I recently interviewed a friend who was born and bred in France and has moved to the Jewish community of Antwerp. The interview was conducted in French and translated by the owner of this blog. Thanks to SuperRaizy for proofreading it.
– Can you introduce yourself briefly?
I am 32 years old, have been married for almost 3 years and have a one-year old daughter.
– Where do you live and why did you choose to live there?

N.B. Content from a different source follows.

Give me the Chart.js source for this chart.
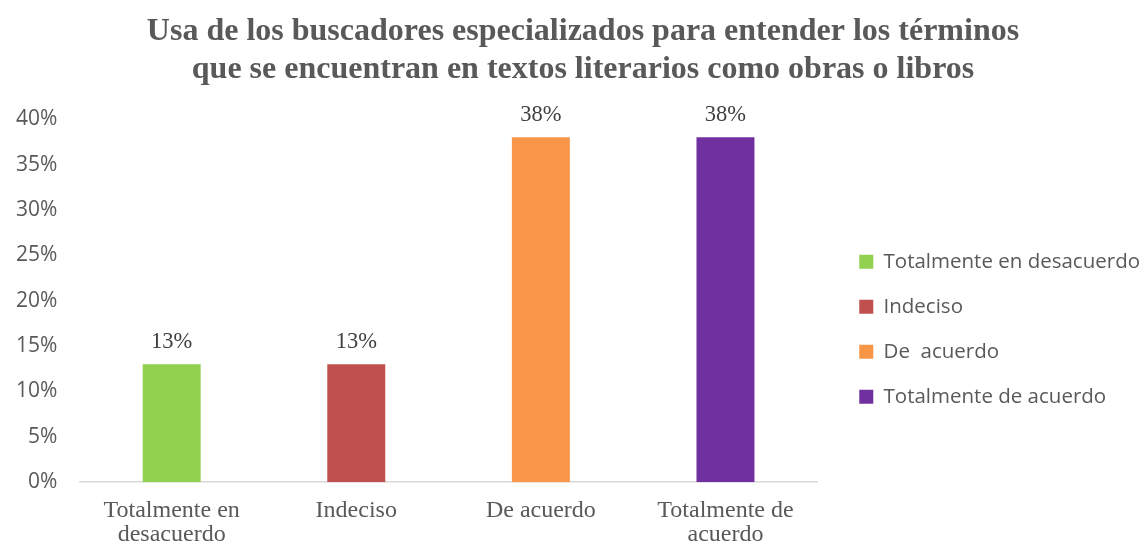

We live in Antwerp, right in the heart of the Jewish district. Leaving Paris for Antwerp seemed quite obvious for two reasons. First, my then future wife had been living there for three years and I was dissatisfied with the level of observance in Paris. Besides, I could not imagine asking my wife to move to Paris where life is so different from anything she had known in either Antwerp or in Amsterdam where she had grown up.
– What do you like best about living in Antwerp?
When you go to Antwerp for the first time you are struck by a number of things. First, the omnipresence of Jewish life; here every day life and Jewish life are synonymous. There is no place for religion as a hobby. Being religious is as natural and as vital as breathing.
Another striking element is the convenience. Hechsherim (religious certifications) are serious and one needn’t question their validity. It is not necessary to check them out. You can buy practically all Kosher certified products.
In addition, there is a wide variety of Jewish communities. Almost all Jewish movements exist here, with a strong emphasis on Orthodoxy – from Modern Orthodox to the strictest of Chassidim.
Finally, Antwerp has a vibrant Jewish community. Unlike other communities in Europe (Paris or Amsterdam for instance), the trauma of the Second World War did not shake the foundations of the “edifice”. Here there is no memorial to a lost world; life is steeped in the present.
In my opinion the strongest proof of the everlasting quality of the Jewish people is to hear children speaking Yiddish as a mother tongue right here in Europe, as if nothing had happened 60 years ago.
– Do you identify yourself as a Chassid?
I studied at a yeshiva in Paris (Yeshivat Yad Mordechai) whose Rosh Yeshiva was a strict Litvak, so I was rather prejudiced against Chassidism. Yet even before I was married I decided to wear a lange rekel (a long coat) and since my daughter’s birth I have been wearing a shtreimel. Then I discovered traditional Chassidic writers and what this movement had meant for the Jews of Eastern Europe. My overall vision of life gradually evolved as I witnessed how Chassidim live their faith in a festive atmosphere, which is joyous without ever being “light”.
– What Chasidic group do you associate with?
Last December I officially became a Makhnovka Chassid. It is a tiny group that has members in Antwerp, New York, London and Bnei Brak where the present rebbe lives. It is an old dynasty which originated in the village of Makhnovka (the former Komsomolske) in Southern Ukraine. Progressively it established ties with other Chassidic groups, particularly Belz, to which the present rebbe is linked via his mother. We have shared the same minhagim as Belz for quite a while now.
– Why did you choose this particular group?
I had been attending the Makhnovka shul in Antwerp for two years when I decided to go and visit the rebbe. I had the time to see if their minhagim and their point of view were for me. The visit to the rebbe in December confirmed what I had been feeling for two years.
Becoming a rebbe-chassid implies accepting him as a guide in all the momentous decisions of one’s life. You consider him to be the person who is able, through his insights into the “secrets” of the Torah and his knowledge of the sacred texts to perceive more truths than the rest of us. At the birth of our next child, im yirtsa Hashem, we’ll ask for his advice on what to name the baby.